Picture this: your service mesh is healthy, endpoints are scattered across environments, and you need to move data securely between a hundred microservices. Everyone says “just use Consul Connect,” but then a developer mentions JSON-RPC and suddenly you are knee-deep in protocols. Let’s make sense of that.
Consul Connect handles the secure plumbing between services. It provides identity, service discovery, and encrypted connections so nothing inside your mesh leaks without permission. JSON-RPC, meanwhile, is a lightweight protocol for remote procedure calls over HTTP. It prefers simplicity over ceremony, making it ideal when latency and clarity matter. Combine them, and you get a fast, policy-controlled backbone for structured requests between services that already trust each other through Consul’s identity layer.

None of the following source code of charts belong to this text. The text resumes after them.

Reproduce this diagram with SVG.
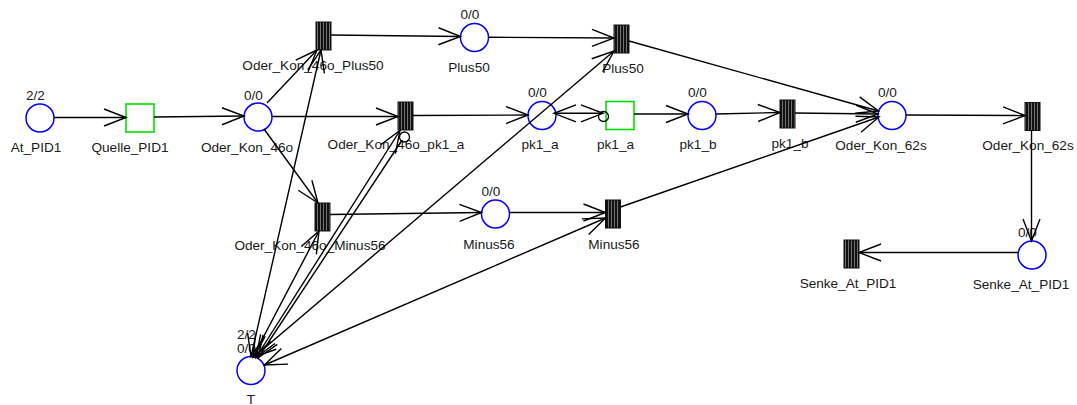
<svg xmlns="http://www.w3.org/2000/svg" width="1077" height="405" viewBox="0 0 1077 405">
  <style>
    .place { fill: #fff; stroke: #0000ff; stroke-width: 1.5; }
    .imm { fill: #fff; stroke: #00e000; stroke-width: 1.6; }
    .timed { fill: url(#stripes); stroke: #111; stroke-width: 1; }
    text { font-family: "Liberation Sans", Arial, sans-serif; font-size: 13.6px; fill: #1a1a1a; }
    .c { text-anchor: middle; }
    .arc { fill: none; stroke: #000; stroke-width: 1.4; marker-end: url(#arr); }
    .both { marker-start: url(#arr); }
    .start-only { marker-end: none; marker-start: url(#arr); }
    .inhib { fill: none; stroke: #000; stroke-width: 1.3; }
  </style>
  <defs>
    <!-- vertical striping used for timed transitions -->
    <pattern id="stripes" patternUnits="userSpaceOnUse" width="3" height="10">
      <rect x="0" y="0" width="3" height="10" fill="#111"/>
      <rect x="2" y="0" width="0.8" height="10" fill="#8a8a8a"/>
    </pattern>
    <!-- open V arrowhead -->
    <marker id="arr" viewBox="-24 -11 26 22" refX="0" refY="0" markerWidth="26" markerHeight="22" markerUnits="userSpaceOnUse" orient="auto-start-reverse">
      <path d="M-22,-8.5 L0,0 L-22,8.5" fill="none" stroke="#000" stroke-width="1.4"/>
    </marker>
  </defs>

  <rect width="1077" height="405" fill="#fff"/>

  <!-- places -->
  <g id="place-At_PID1">
    <circle class="place" cx="40" cy="118" r="14"/>
    <text x="26" y="100">2/2</text>
    <text class="c" x="36" y="152">At_PID1</text>
  </g>
  <g id="place-Oder_Kon_46o">
    <circle class="place" cx="258" cy="117" r="14"/>
    <text x="244" y="100">0/0</text>
    <text class="c" x="247" y="152">Oder_Kon_46o</text>
  </g>
  <g id="place-Plus50">
    <circle class="place" cx="474.5" cy="37.5" r="14"/>
    <text x="460.5" y="19">0/0</text>
    <text class="c" x="469" y="72">Plus50</text>
  </g>
  <g id="place-pk1_a">
    <circle class="place" cx="542" cy="115.5" r="14"/>
    <text x="528" y="97">0/0</text>
    <text class="c" x="540" y="149">pk1_a</text>
  </g>
  <g id="place-pk1_b">
    <circle class="place" cx="702" cy="115.5" r="14"/>
    <text x="688" y="97">0/0</text>
    <text class="c" x="698" y="149">pk1_b</text>
  </g>
  <g id="place-Oder_Kon_62s">
    <circle class="place" cx="892" cy="115.5" r="14"/>
    <text x="878" y="97">0/0</text>
    <text class="c" x="881" y="150">Oder_Kon_62s</text>
  </g>
  <g id="place-Minus56">
    <circle class="place" cx="495.5" cy="214" r="14"/>
    <text x="481.5" y="196">0/0</text>
    <text class="c" x="489" y="249">Minus56</text>
  </g>
  <g id="place-Senke_At_PID1">
    <circle class="place" cx="1032" cy="255" r="14"/>
    <text x="1018" y="237">0/0</text>
    <text class="c" x="1021" y="289">Senke_At_PID1</text>
  </g>
  <g id="place-T">
    <circle class="place" cx="251" cy="370.5" r="14"/>
    <text x="237" y="339">2/2</text>
    <text x="237" y="353">0/0</text>
    <text class="c" x="251" y="404">T</text>
  </g>

  <!-- immediate transitions -->
  <g id="trans-Quelle_PID1">
    <rect class="imm" x="126" y="104" width="28" height="28"/>
    <text class="c" x="130" y="152">Quelle_PID1</text>
  </g>
  <g id="trans-pk1_a">
    <rect class="imm" x="606" y="101.5" width="28" height="28"/>
    <text class="c" x="615.5" y="149">pk1_a</text>
  </g>

  <!-- timed transitions -->
  <g id="trans-Oder_Kon_46o_Plus50">
    <rect class="timed" x="316" y="22" width="15" height="28"/>
    <text class="c" x="313" y="70">Oder_Kon_46o_Plus50</text>
  </g>
  <g id="trans-Plus50">
    <rect class="timed" x="614" y="25" width="15" height="28"/>
    <text class="c" x="623" y="73">Plus50</text>
  </g>
  <g id="trans-Oder_Kon_46o_pk1_a">
    <rect class="timed" x="398" y="102" width="15" height="28"/>
    <text class="c" x="396" y="149">Oder_Kon_46o_pk1_a</text>
  </g>
  <g id="trans-pk1_b">
    <rect class="timed" x="780" y="100" width="15" height="28"/>
    <text class="c" x="790" y="148">pk1_b</text>
  </g>
  <g id="trans-Oder_Kon_62s">
    <rect class="timed" x="1025" y="102.5" width="15" height="28"/>
    <text class="c" x="1028" y="150">Oder_Kon_62s</text>
  </g>
  <g id="trans-Oder_Kon_46o_Minus56">
    <rect class="timed" x="315" y="203" width="15" height="28"/>
    <text class="c" x="310" y="250">Oder_Kon_46o_Minus56</text>
  </g>
  <g id="trans-Minus56">
    <rect class="timed" x="605.5" y="200" width="15" height="28"/>
    <text class="c" x="614" y="249">Minus56</text>
  </g>
  <g id="trans-Senke_At_PID1">
    <rect class="timed" x="844" y="240" width="15" height="28"/>
    <text class="c" x="848" y="288">Senke_At_PID1</text>
  </g>

  <!-- arcs -->
  <g id="connectors">
    <path class="arc" d="M54,117.5 L126,117.5"/>
    <path class="arc" d="M154,117 L244,116"/>
    <path class="arc" d="M267,103 L317,50"/>
    <path class="arc" d="M272,116.5 L398,116.5"/>
    <path class="arc" d="M264,129 L318,203"/>
    <path class="arc" d="M331,35 L460.5,36.5"/>
    <path class="arc" d="M488.5,37.3 L614,38"/>
    <path class="arc" d="M629,41 L878.5,111"/>
    <path class="arc" d="M413,115.5 L528,115"/>
    <path class="arc both" d="M554,113.3 L603,113.3"/>
    <circle class="inhib" cx="603.5" cy="116.5" r="5"/>
    <path class="arc" d="M634,114 L688,114"/>
    <path class="arc" d="M716,114 L780,112.5"/>
    <path class="arc" d="M795,113 L878,114"/>
    <path class="arc" d="M620.5,207 L879,117"/>
    <path class="arc" d="M906,115 L1025,115.5"/>
    <path class="arc" d="M1031.5,130.5 L1031.5,241"/>
    <path class="arc" d="M1018,252.5 L859,252.5"/>
    <path class="arc" d="M330,214.5 L481.5,212.5"/>
    <path class="arc" d="M509.5,212.5 L605.5,212.5"/>
    <!-- arcs between place T and the transitions -->
    <path class="arc both" d="M251,356.5 L321,50"/>
    <path class="arc both" d="M254,357 L614,51"/>
    <path class="arc both" d="M256,357.5 L400,130.5"/>
    <path class="arc start-only" d="M258,358 L401.5,141"/>
    <circle class="inhib" cx="404.5" cy="137" r="5"/>
    <path class="arc both" d="M253,357 L319,231"/>
    <path class="arc both" d="M264.5,365 L605.5,218"/>
  </g>
</svg>
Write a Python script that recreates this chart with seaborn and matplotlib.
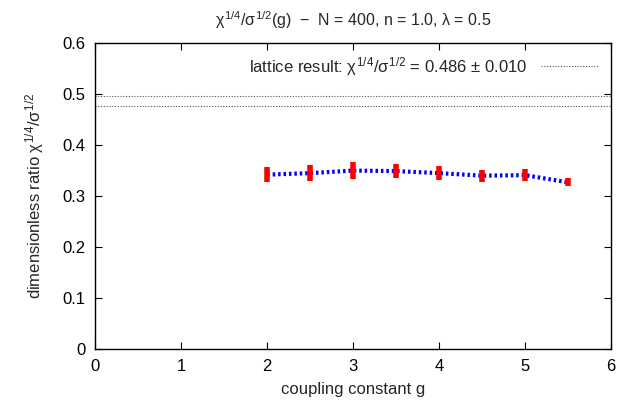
import matplotlib
matplotlib.use("Agg")
import matplotlib.pyplot as plt
import seaborn as sns
import pandas as pd

# data
g = [2.0, 2.5, 3.0, 3.5, 4.0, 4.5, 5.0, 5.5]
ratio = [0.342, 0.345, 0.350, 0.349, 0.345, 0.340, 0.341, 0.327]
ratio_err = [0.015, 0.015, 0.017, 0.014, 0.014, 0.012, 0.012, 0.008]
lattice_value = 0.486
lattice_err = 0.010

df = pd.DataFrame({"g": g, "ratio": ratio, "err": ratio_err})

sns.set_style("ticks")
plt.rcParams["font.family"] = ["Liberation Sans", "DejaVu Sans"]
plt.rcParams["mathtext.fontset"] = "custom"
plt.rcParams["mathtext.rm"] = "Liberation Sans"
plt.rcParams["mathtext.it"] = "Liberation Sans"

fs = 12

fig, ax = plt.subplots(figsize=(6.24, 4.03), dpi=100)
fig.subplots_adjust(left=0.153, right=0.979, top=0.893, bottom=0.134)

ax.axhline(lattice_value + lattice_err, color="#555555", lw=0.8, ls=(0, (1, 1.5)))
ax.axhline(lattice_value - lattice_err, color="#555555", lw=0.8, ls=(0, (1, 1.5)),
           label=r"lattice result: $\chi^{1/4}/\sigma^{1/2}$ = 0.486 $\pm$ 0.010")

sns.lineplot(data=df, x="g", y="ratio", ax=ax, color="blue", lw=3,
             linestyle=(0, (0.6, 0.7)), legend=False, zorder=3)
ax.errorbar(df["g"], df["ratio"], yerr=df["err"], fmt="none", ecolor="red",
            elinewidth=4, capsize=0, zorder=4)

ax.set_xlim(0, 6)
ax.set_ylim(0, 0.6)
ax.set_xticks(range(0, 7))
ax.set_yticks([0, 0.1, 0.2, 0.3, 0.4, 0.5, 0.6])
ax.set_yticklabels(["0", "0.1", "0.2", "0.3", "0.4", "0.5", "0.6"])
ax.tick_params(direction="in", length=5, width=0.8, labelsize=fs,
               top=True, right=True, pad=7, colors="black")
for s in ax.spines.values():
    s.set_linewidth(1.0)
    s.set_color("black")

ax.set_xlabel("coupling constant g", fontsize=fs, labelpad=6)
ax.set_ylabel(r"dimensionless ratio $\chi^{1/4}/\sigma^{1/2}$", fontsize=fs, labelpad=12)
ax.set_title(r"$\chi^{1/4}/\sigma^{1/2}$(g)  $-$  N = 400, n = 1.0, $\lambda$ = 0.5",
             fontsize=11.5, pad=12)

ax.legend(loc="upper right", frameon=False, markerfirst=False, fontsize=fs,
          handlelength=3.5, borderaxespad=0.3)

plt.savefig("out.png", dpi=100)
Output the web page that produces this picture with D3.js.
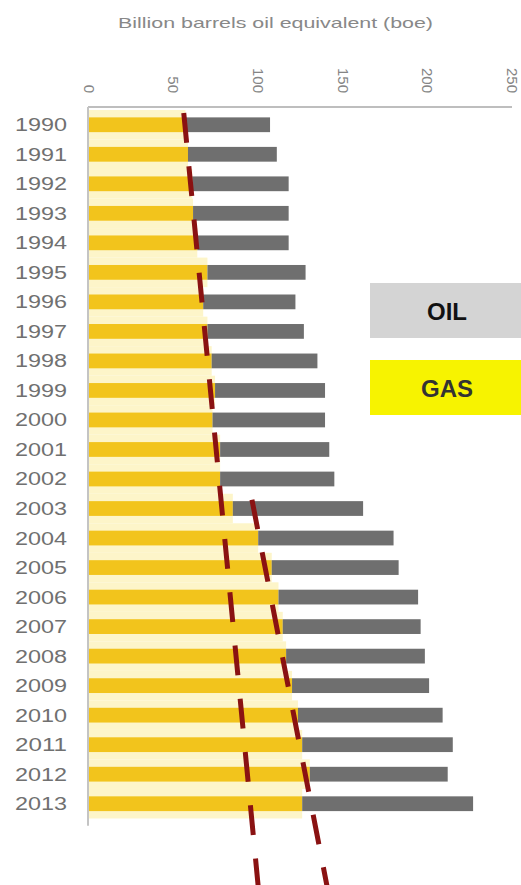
<!DOCTYPE html>
<html>
<head>
  <meta charset="UTF-8">
  <title>Oil and gas</title>
  <style>
    body { margin: 0; background: #fff; }
    text { font-family: "Liberation Sans", Arial, sans-serif; }
  </style>
</head>
<body>
  <script src="https://d3js.org/d3.v7.min.js" charset="utf-8"></script>
  <script>
    // datos
    let years = ["1990","1991","1992","1993","1994","1995","1996","1997","1998","1999","2000","2001",
                 "2002","2003","2004","2005","2006","2007","2008","2009","2010","2011","2012","2013"];
    let gas = [57, 58.5, 61, 61.5, 64, 70, 67.5, 70, 72.5, 74.5, 73, 77.5,
               77.5, 85, 100, 108, 112, 114.5, 116.5, 120, 123.5, 126, 130.5, 126];
    let oil = [50, 52.5, 57, 56.5, 54, 58, 54.5, 57, 62.5, 65, 66.5, 64.5,
               67.5, 77, 80, 75, 82.5, 81.5, 82, 81, 85.5, 89, 81.5, 101];
    let xTicks = [0, 50, 100, 150, 200, 250];
    // lineas de tendencia: [año, valor]
    let trend1 = [[1989.6, 56], [2015.8, 100]];
    let trend2 = [[2002.7, 96.3], [2015.8, 140.7]];
    let legendLabels = ["OIL", "GAS"];
    let title = "Billion barrels oil equivalent (boe)";

    let width = 521;
    let height = 885;

    let svg = d3.select('body')
      .append('svg')
      .attr('width', width)
      .attr('height', height);

    // escalas
    let x = d3.scaleLinear().domain([0, 250]).range([89, 512]);
    let y = d3.scaleBand().domain(years).range([110, 110 + 24 * 29.52])
      .paddingInner(0.5).paddingOuter(0.25);
    let step = y.step();
    let yYear = d3.scaleLinear()
      .domain([1990, 2013])
      .range([y("1990") + y.bandwidth() / 2, y("2013") + y.bandwidth() / 2]);

    // fondo amarillo claro del gas
    svg.selectAll('rect.pale')
      .data(gas)
      .enter()
      .append('rect')
      .attr('class', 'pale')
      .attr('fill', '#fdf5c9')
      .attr('x', x(0))
      .attr('y', function (d, i) { return y(years[i]) + y.bandwidth() / 2 - step / 2; })
      .attr('width', function (d) { return x(d) - x(0); })
      .attr('height', step);

    // barras de gas
    svg.selectAll('rect.gas')
      .data(gas)
      .enter()
      .append('rect')
      .attr('class', 'gas')
      .attr('fill', '#f2c41c')
      .attr('x', x(0))
      .attr('y', function (d, i) { return y(years[i]); })
      .attr('width', function (d) { return x(d) - x(0); })
      .attr('height', y.bandwidth());

    // barras de petroleo, apiladas
    svg.selectAll('rect.oil')
      .data(oil)
      .enter()
      .append('rect')
      .attr('class', 'oil')
      .attr('fill', '#6f6f6f')
      .attr('x', function (d, i) { return x(gas[i]); })
      .attr('y', function (d, i) { return y(years[i]); })
      .attr('width', function (d, i) { return x(gas[i] + d) - x(gas[i]); })
      .attr('height', y.bandwidth());

    // ejes
    svg.append('line')
      .attr('x1', x(0) - 1).attr('x2', x(250))
      .attr('y1', 107).attr('y2', 107)
      .style('stroke', '#a8a8a8').style('stroke-width', 1.5);
    svg.append('line')
      .attr('x1', x(0) - 1).attr('x2', x(0) - 1)
      .attr('y1', 107).attr('y2', y("2013") + step)
      .style('stroke', '#c4c4c4').style('stroke-width', 2);

    // etiquetas del eje x giradas
    svg.selectAll('text.xt')
      .data(xTicks)
      .enter()
      .append('text')
      .attr('class', 'xt')
      .attr('fill', '#858585')
      .attr('font-size', '15px')
      .attr('text-anchor', 'end')
      .attr('dy', '0.35em')
      .attr('transform', function (d) { return 'translate(' + x(d) + ',93) rotate(90)'; })
      .text(function (d) { return d; });

    // etiquetas de años
    svg.selectAll('text.yt')
      .data(years)
      .enter()
      .append('text')
      .attr('class', 'yt')
      .attr('fill', '#707070')
      .attr('font-size', '18px')
      .attr('x', 15)
      .attr('y', function (d) { return y(d) + y.bandwidth() / 2; })
      .attr('dy', '0.36em')
      .attr('textLength', 52)
      .attr('lengthAdjust', 'spacingAndGlyphs')
      .text(function (d) { return d; });

    // titulo
    svg.append('text')
      .attr('fill', '#888')
      .attr('font-size', '15px')
      .attr('x', 118)
      .attr('y', 28)
      .attr('textLength', 315)
      .attr('lengthAdjust', 'spacingAndGlyphs')
      .text(title);

    // lineas de tendencia discontinuas
    let line = d3.line()
      .x(function (d) { return x(d[1]); })
      .y(function (d) { return yYear(d[0]); });
    [trend1, trend2].forEach(function (t) {
      svg.append('path')
        .datum(t)
        .attr('d', line)
        .attr('fill', 'none')
        .style('stroke', '#8a1212')
        .style('stroke-width', 5)
        .style('stroke-dasharray', '30,23.5');
    });

    // leyenda
    let legendFill = ['#d4d4d4', '#f7f300'];
    let legendText = ['#111', '#333'];
    let legendY = [283, 360];
    legendLabels.forEach(function (l, i) {
      svg.append('rect')
        .attr('x', 370).attr('y', legendY[i])
        .attr('width', 151).attr('height', 55)
        .attr('fill', legendFill[i]);
      svg.append('text')
        .attr('x', 447)
        .attr('y', legendY[i] + 28)
        .attr('dy', '0.36em')
        .attr('text-anchor', 'middle')
        .attr('font-size', '24px')
        .attr('font-weight', 'bold')
        .attr('fill', legendText[i])
        .text(l);
    });
  </script>
</body>
</html>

When you pair Consul Connect with JSON-RPC, each request carries more than a method name and parameters. It inherits an authenticated tunnel, signed certificates, and service-level identity. The logic is clean: Consul Connect creates mutual TLS channels between services, while JSON-RPC gives you a predictable contract for calling methods remotely. This combination eliminates hand-rolled authentication headers and unverified network hops.
A typical workflow looks like this. Your service registers with Consul, declaring what it needs to talk to. When it initiates a JSON-RPC call, Consul Connect intercepts, validates the identity, and builds a sidecar-to-sidecar TLS session. The remote service receives a call that is both authenticated and authorized. No exposed ports, no copied tokens.
Best practices come down to three things. First, map your RBAC rules in Consul to function scopes in your JSON-RPC service so only intended methods are callable. Second, rotate certificates frequently. Third, log JSON-RPC calls through Consul’s telemetry so you can trace behavior without exposing payloads.